This is a huge week for earnings with approximately 200 S&P500 companies reporting. However, earnings have not mattered to S&P500 company / index prices in many years. You are probably aware that as of late January 2018, with the S&P500 setting new all time highs near 2900 we have these metrics:

Top 4 most expensive S&P500 points in time as measured by Price to Sales:

  • 2018
  • 1929 (Great Depression followed)
  • 2000 (47% crash followed. stopped early by Fed)
  • 2007  (57% crash followed. stopped early by Fed)

Top 4 most expensive S&P500 points in time as measured by Price to Earnings (CAPE):

  • 2000 (47% crash followed. stopped early by Fed)
  • 2018
  • 1929 (Great Depression followed)
  • 2007  (57% crash followed. stopped early by Fed)

Thus from a historic perspective 2018 is either 1st or 2nd in terms of being most overpriced / risky.  Ah but “this time it will be different”. 

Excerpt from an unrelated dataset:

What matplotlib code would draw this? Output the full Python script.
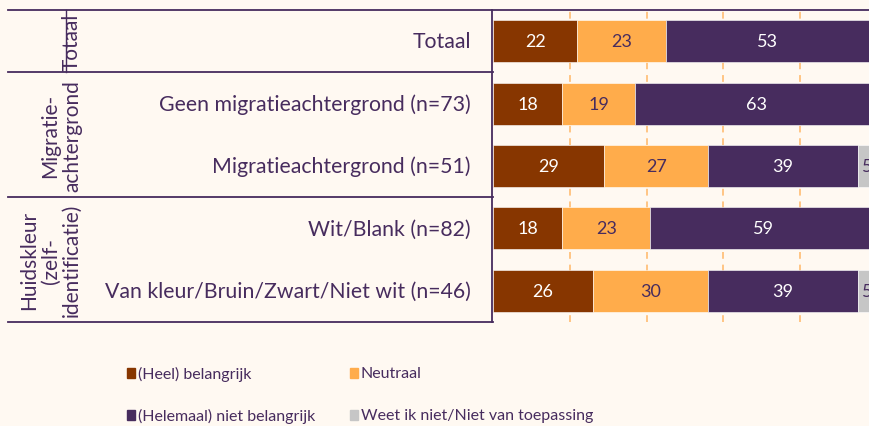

What does matter is central bank actions and threats of actions to keep the party going. You are all aware that Fed, ECB, and BoJ QE programs have been major forces at stopping  stock markets and economies from crashing for the past decade. However some of you may not be aware that threats of actions from these same central banks also have had an impact on keeping the party going –why else would central bankers have made threats otherwise?  To this end, this week will be a very busy week with no fewer than twelve Fed speeches lined up. Twelve chances to threaten to spike the punch bowl while also dancing to the “everything is great, that’s why we have to raise interest rates” dance.  Plus there is a BoJ announcement on its QE program.